The spectacular emergence of the Internet and associated information technology has enabled unprecedented opportunities for such interactions, via email, instant messaging, news groups, chat rooms, blogs, wikis, podcasts, and the like. Using such technologies, it is now feasible to draw together knowledgeable and interested individuals, data bases, analytic tools, and so on, on a scale that was impossible a few short years ago. To date, however, such interactions have been incoherent and dispersed, contributions have varied widely in quality, and there has been no clear way to converge on well-supported decisions concerning what actions, both grand and ground-level, humanity should take to solve their most pressing problems.

Our Approach
The idea described here is based on the belief that we can do better, that it is possible to harness computer technology to enable "collective intelligence" (i.e., the synergistic and cumulative channeling of the vast human and technical resources now available over the internet) in the service of addressing systemic problems like climate change.

Our approach is to develop a new class of web-mediated discussion and decision-making forum which we call the "Collaboratorium." This system will use an innovative combination of internet-mediated interaction, collectively generated idea repositories, computer simulation, and explicit representation of argumentation to help large, diverse, and geographically dispersed groups systematically explore, evaluate, and come to decisions concerning systemic challenges.

Users will be able to share ideas, raise issues, specify options for these issues, analyze these options using simulation tools, discuss the relative merits of different options, and converge on collective decisions concerning which options to adopt.

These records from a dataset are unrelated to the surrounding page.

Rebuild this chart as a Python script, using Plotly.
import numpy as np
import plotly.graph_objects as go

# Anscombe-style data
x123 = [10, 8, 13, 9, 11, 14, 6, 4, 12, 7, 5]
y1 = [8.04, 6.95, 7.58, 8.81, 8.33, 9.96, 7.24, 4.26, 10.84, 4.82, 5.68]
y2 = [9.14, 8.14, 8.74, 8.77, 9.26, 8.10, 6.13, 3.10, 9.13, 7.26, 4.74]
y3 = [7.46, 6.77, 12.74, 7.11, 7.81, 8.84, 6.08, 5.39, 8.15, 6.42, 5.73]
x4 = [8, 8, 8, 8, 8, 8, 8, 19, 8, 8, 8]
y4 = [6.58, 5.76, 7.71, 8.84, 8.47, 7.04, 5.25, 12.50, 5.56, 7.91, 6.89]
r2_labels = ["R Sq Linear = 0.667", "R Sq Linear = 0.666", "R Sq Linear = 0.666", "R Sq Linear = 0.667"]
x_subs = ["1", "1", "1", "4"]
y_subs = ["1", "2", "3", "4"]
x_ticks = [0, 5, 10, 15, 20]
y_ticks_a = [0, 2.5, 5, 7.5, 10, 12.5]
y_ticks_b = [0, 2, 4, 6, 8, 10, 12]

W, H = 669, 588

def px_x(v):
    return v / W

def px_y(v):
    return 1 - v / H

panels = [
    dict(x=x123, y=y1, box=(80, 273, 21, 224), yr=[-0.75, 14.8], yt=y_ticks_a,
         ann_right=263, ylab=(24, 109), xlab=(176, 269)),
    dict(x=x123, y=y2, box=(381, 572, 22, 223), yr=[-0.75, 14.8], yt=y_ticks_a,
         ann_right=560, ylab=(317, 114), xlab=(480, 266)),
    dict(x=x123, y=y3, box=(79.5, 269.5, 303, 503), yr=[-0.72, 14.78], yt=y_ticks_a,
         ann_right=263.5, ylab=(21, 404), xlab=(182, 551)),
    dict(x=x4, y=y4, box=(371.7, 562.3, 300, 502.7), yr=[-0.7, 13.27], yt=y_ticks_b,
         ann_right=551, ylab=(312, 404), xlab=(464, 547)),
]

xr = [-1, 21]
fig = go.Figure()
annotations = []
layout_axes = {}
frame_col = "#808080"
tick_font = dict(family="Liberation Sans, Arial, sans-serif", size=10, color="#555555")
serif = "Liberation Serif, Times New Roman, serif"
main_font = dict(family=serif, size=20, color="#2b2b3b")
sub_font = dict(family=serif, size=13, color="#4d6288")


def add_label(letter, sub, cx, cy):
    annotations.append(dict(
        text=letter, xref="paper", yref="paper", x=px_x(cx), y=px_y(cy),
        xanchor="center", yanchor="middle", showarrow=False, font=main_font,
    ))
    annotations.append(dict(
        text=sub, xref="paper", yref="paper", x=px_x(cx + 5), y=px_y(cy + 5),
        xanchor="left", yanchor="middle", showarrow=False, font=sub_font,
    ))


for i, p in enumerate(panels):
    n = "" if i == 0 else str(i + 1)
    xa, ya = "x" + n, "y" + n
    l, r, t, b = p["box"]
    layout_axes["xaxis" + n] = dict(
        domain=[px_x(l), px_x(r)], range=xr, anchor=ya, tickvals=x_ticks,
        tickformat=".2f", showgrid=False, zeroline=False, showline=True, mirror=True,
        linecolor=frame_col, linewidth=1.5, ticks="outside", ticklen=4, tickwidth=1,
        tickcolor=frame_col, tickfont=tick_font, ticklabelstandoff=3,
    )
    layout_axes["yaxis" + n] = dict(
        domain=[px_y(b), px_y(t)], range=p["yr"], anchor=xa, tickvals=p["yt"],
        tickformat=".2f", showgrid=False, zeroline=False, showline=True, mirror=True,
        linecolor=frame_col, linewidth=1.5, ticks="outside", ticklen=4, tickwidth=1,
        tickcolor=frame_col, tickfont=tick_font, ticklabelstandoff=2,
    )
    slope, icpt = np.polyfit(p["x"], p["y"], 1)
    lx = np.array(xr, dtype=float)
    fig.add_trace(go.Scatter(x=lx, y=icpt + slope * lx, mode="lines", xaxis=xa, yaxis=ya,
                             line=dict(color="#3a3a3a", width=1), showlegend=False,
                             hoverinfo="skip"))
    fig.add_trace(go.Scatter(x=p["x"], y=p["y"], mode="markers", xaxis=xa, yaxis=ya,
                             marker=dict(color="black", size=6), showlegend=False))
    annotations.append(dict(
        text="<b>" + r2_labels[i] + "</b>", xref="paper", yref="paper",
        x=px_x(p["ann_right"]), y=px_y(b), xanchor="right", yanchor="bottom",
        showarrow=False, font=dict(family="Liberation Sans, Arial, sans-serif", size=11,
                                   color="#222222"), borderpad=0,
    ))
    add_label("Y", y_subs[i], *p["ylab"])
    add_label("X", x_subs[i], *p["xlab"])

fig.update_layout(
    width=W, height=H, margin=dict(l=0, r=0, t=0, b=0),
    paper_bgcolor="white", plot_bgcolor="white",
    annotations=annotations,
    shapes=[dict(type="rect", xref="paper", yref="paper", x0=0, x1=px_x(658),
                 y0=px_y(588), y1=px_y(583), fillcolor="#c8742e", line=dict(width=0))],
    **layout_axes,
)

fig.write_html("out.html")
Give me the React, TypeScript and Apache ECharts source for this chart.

Tools for registering endorsements, maintaining reputation information, and identifying well-reasoned lines of argument will help users separate the wheat from the chaff.

The following screenshot from an early prototype shows, for example, how a group of users can collectively represent the arguments related to a single issue. Users can examine the current positions and arguments, vote for the positions they prefer, create new positions, and add argumentation concerning the pros and cons of the positions that have been captured:


The system will also enable access to analytic tools, including computer simulations, that embody the relationships among factors like demographics, economic activity, government policies, greenhouse gas emissions, and climate changes. Users will be able to posit and argue about possible values for the simulation parameters, e.g., they will be able to posit that the birth rate by 2015 will fall to 10 per 1000 persons or that a global carbon tax of $60 per ton of CO2 will be implemented in 2010. The parameter values that the users converge on can then be analyzed, using the appropriate simulations, to infer the outcomes – good or bad – that they lead to. This direct linkage between argumentation and analysis will enable groups to reach better grounded collective decisions than either argumentation or simulation alone.

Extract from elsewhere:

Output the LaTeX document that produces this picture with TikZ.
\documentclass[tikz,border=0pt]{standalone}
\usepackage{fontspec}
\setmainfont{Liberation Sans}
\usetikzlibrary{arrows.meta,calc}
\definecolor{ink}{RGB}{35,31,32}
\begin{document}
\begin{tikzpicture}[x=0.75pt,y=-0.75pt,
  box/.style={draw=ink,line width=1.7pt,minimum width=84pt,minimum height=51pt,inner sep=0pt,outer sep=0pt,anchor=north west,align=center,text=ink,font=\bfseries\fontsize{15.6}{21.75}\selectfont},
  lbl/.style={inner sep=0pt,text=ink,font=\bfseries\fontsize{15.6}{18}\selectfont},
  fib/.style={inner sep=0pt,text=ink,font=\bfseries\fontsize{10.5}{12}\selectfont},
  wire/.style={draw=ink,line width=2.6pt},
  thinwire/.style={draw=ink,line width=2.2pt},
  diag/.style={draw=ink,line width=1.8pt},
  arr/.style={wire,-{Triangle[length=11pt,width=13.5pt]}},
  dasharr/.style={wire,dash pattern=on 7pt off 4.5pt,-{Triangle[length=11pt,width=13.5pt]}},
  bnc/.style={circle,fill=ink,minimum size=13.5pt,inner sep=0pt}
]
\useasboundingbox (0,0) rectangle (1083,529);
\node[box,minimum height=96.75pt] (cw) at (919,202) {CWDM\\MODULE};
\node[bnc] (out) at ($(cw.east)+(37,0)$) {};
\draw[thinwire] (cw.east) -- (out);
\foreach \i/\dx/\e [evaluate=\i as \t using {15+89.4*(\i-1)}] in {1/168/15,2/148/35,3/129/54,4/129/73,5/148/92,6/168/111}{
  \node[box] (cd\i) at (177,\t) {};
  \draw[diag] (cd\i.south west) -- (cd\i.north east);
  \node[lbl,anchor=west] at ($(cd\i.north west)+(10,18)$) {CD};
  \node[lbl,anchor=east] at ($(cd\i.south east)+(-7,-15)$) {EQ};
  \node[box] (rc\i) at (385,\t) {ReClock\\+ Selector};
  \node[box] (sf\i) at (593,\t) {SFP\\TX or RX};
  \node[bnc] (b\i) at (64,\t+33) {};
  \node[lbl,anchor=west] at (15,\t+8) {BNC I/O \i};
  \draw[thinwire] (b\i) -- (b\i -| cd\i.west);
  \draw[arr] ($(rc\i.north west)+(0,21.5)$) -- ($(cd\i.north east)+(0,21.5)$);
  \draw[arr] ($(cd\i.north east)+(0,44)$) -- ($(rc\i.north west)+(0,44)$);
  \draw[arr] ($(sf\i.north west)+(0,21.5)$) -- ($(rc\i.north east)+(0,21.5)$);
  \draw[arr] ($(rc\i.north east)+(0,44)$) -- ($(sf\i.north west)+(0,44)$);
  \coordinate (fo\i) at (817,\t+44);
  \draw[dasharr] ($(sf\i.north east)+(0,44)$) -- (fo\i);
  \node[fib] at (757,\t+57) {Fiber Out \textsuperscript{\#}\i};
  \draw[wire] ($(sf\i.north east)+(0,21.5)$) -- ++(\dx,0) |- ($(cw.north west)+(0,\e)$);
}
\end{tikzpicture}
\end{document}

The potential benefits of applying this kind of technology are significant:
• improved collective definition – cumulative creativity to define the space of issues and options
• improved collective search – collective wisdom to intelligently explore this very large search space of possible ideas to find the most promising combinations
• improved collective evaluation – systematic representation of arguments for and against different options, using simulation tools, interaction protocols, and incentive mechanisms to increase the salience of contributions based on well-founded evidence and analysis
• improved collective decision making – decision analysis tools to identify the preferred aggregate options given the pattern of support for different decision alternatives
• unprecedented web-enabled scale and openness

The overall result can be characterized as electronic democracy on steroids, going beyond the realm of all-too-often emotionally driven yes/no votes about small numbers of simplified alternatives towards enabling reasoned collective decision-making about highly complex issues.

Proposed Work
An initial version of the Collaboratorium system, which captures discussions as well-structured networks of issues, positions, and arguments, has already been developed. The primary focus of the proposed project will be to significantly extend and apply this system in the context of climate change issues.

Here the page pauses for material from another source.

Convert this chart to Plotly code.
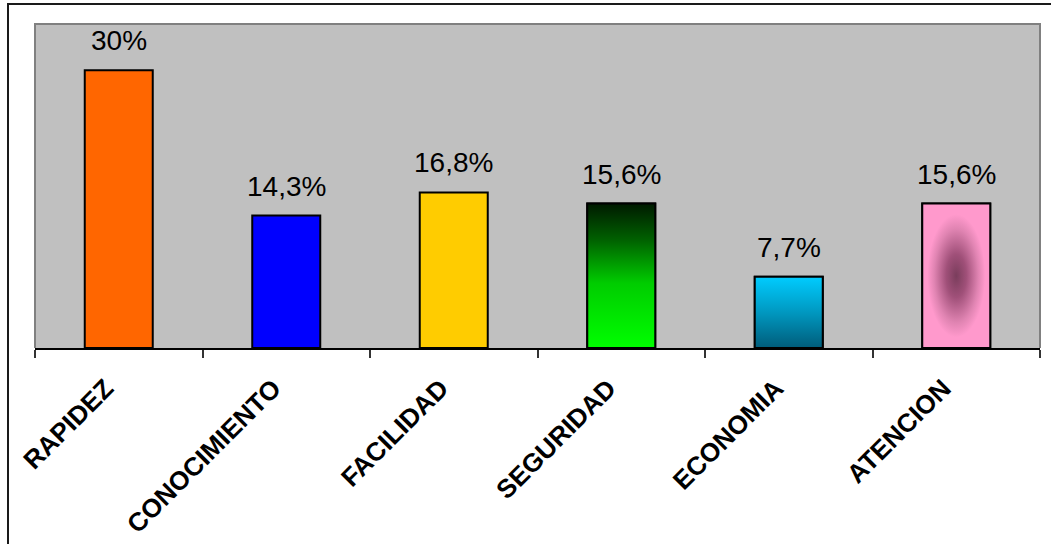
import plotly.graph_objects as go

# Survey results: share of responses per attribute (%)
categories = ["RAPIDEZ", "CONOCIMIENTO", "FACILIDAD", "SEGURIDAD", "ECONOMIA", "ATENCION"]
values = [30, 14.3, 16.8, 15.6, 7.7, 15.6]
solid_colors = ["#FF6600", "#0000FF", "#FFCC00", "#00E000", "#0099BB", "#FF99CC"]

# Bars that get a gradient fill instead of a flat colour
gradient_fills = {
    "SEGURIDAD": dict(type="vertical",
                      colorscale=[[0, "#00FF00"], [0.45, "#00CC00"], [0.75, "#006000"], [1, "#001A00"]]),
    "ECONOMIA": dict(type="vertical",
                     colorscale=[[0, "#005C7A"], [0.5, "#0098C0"], [1, "#00CCFF"]]),
    "ATENCION": dict(type="radial",
                     colorscale=[[0, "#7A3D5C"], [0.3, "#A05079"], [0.65, "#E084B2"], [0.85, "#FF99CC"], [1, "#FF99CC"]]),
}

BAR_WIDTH = 0.406


def pct_label(v):
    txt = f"{v:g}".replace(".", ",")
    return txt + "%"


fig = go.Figure()

fig.add_trace(go.Bar(
    x=categories,
    y=values,
    width=BAR_WIDTH,
    marker=dict(color=solid_colors, line=dict(color="black", width=2)),
    hoverinfo="x+y",
    showlegend=False,
))

# Gradient-filled bars drawn as filled outlines on a numeric overlay axis
for i, (cat, val) in enumerate(zip(categories, values)):
    if cat not in gradient_fills:
        continue
    x0, x1 = i - BAR_WIDTH / 2, i + BAR_WIDTH / 2
    fig.add_trace(go.Scatter(
        x=[x0, x1, x1, x0, x0],
        y=[0, 0, val, val, 0],
        xaxis="x2",
        mode="lines",
        fill="toself",
        fillgradient=gradient_fills[cat],
        line=dict(color="black", width=2),
        hoverinfo="skip",
        showlegend=False,
    ))

# Value labels above each bar
for cat, val in zip(categories, values):
    fig.add_annotation(
        x=cat, y=val, text=pct_label(val),
        showarrow=False, yanchor="bottom", yshift=12,
        font=dict(family="Liberation Sans, Arial, sans-serif", size=28, color="black"),
    )

fig.update_layout(
    width=1051, height=544,
    margin=dict(l=35, r=11, t=24, b=196),
    paper_bgcolor="white",
    plot_bgcolor="#C0C0C0",
    xaxis=dict(
        type="category",
        categoryorder="array", categoryarray=categories,
        range=[-0.5, 5.5],
        automargin=False,
        showline=True, linecolor="black", linewidth=1.5,
        ticks="outside", ticklen=8, tickcolor="#333333", tickwidth=1.5,
        tickson="boundaries",
        tickangle=-45,
        ticklabelstandoff=13,
        ticklabelshift=-13,
        tickfont=dict(family="Liberation Sans, Arial, sans-serif", size=26, color="black", weight="bold"),
        showgrid=False, zeroline=False,
    ),
    xaxis2=dict(overlaying="x", range=[-0.5, 5.5], visible=False),
    yaxis=dict(range=[0, 35], visible=False, showgrid=False, zeroline=False),
    shapes=[
        # plot-area border (top, left, right)
        dict(type="path", xref="paper", yref="paper",
             path="M 0,0 L 0,1 L 1,1 L 1,0",
             line=dict(color="#808080", width=2), layer="above"),
        # outer chart frame
        dict(type="rect", xref="paper", yref="paper",
             x0=-27 / 1005, x1=1.1, y0=-1.0, y1=344 / 324,
             line=dict(color="#1A1A1A", width=2), layer="above"),
    ],
)

fig.write_html("out.html")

One element of our work will involve creating open contests, wherein self-organized teams compete to develop effective, innovative, and well-founded proposals concerning how to reduce global greenhouse gas emissions. We envision contests, for example, where teams are asked to develop policy scenarios (defined in terms of simulation parameters), demonstrate the policy impacts using simulations, and provide detailed rationales for the assumptions underlying the scenarios. The teams will be judged by independent experts (and perhaps also by other players) on the basis of: (1) how attractive the scenario outcomes are and (2) how plausible are the underlying assumptions. Teams will thereby be driven to consider such possibilities as: will we
become a society based on public transport, will we telecommute from self-sufficient towns rather than physically commute from vast suburbs, will we move from huge centralized power plants to distributed micro-generation, and how will we align our society along the changes that need to be made, given our nations' industrial interests and ideological diversity? This will be a fundamentally multi-disciplinary discussion, requiring contributions from people with expertise in energy and transportation technology, economics, public policy, corporate governance, and so on. The contest participants will thus help us develop a better sense of whether a better future is possible by virtue of helping to design it.

Making this all work will involve technological innovations (e.g., reputation mechanisms, group voting systems, tools for identifying well-structured arguments, integrating simulations with argumentation systems), careful design of the rules of community interaction, and the creation of a committed community of contributors and expert judges. We will also probably need to "seed" the Collaboratorium with an initial corpus of policy options and pointers to relevant analytic tools. We have already identified an initial set of such tools including models, developed at MIT,
for assessing the greenhouse gas and climate consequences of policy options such as carbon taxes and emissions trading.

Conclusion
If there ever was a challenge that calls for the application of collective intelligence, climate change is it. We believe that, building upon the foundation of the Internet, it is now becoming possible to harness the collective intelligence of thousands of people around the world to address this and other critical systemic problems. We hope the work proposed here will help achieve just that.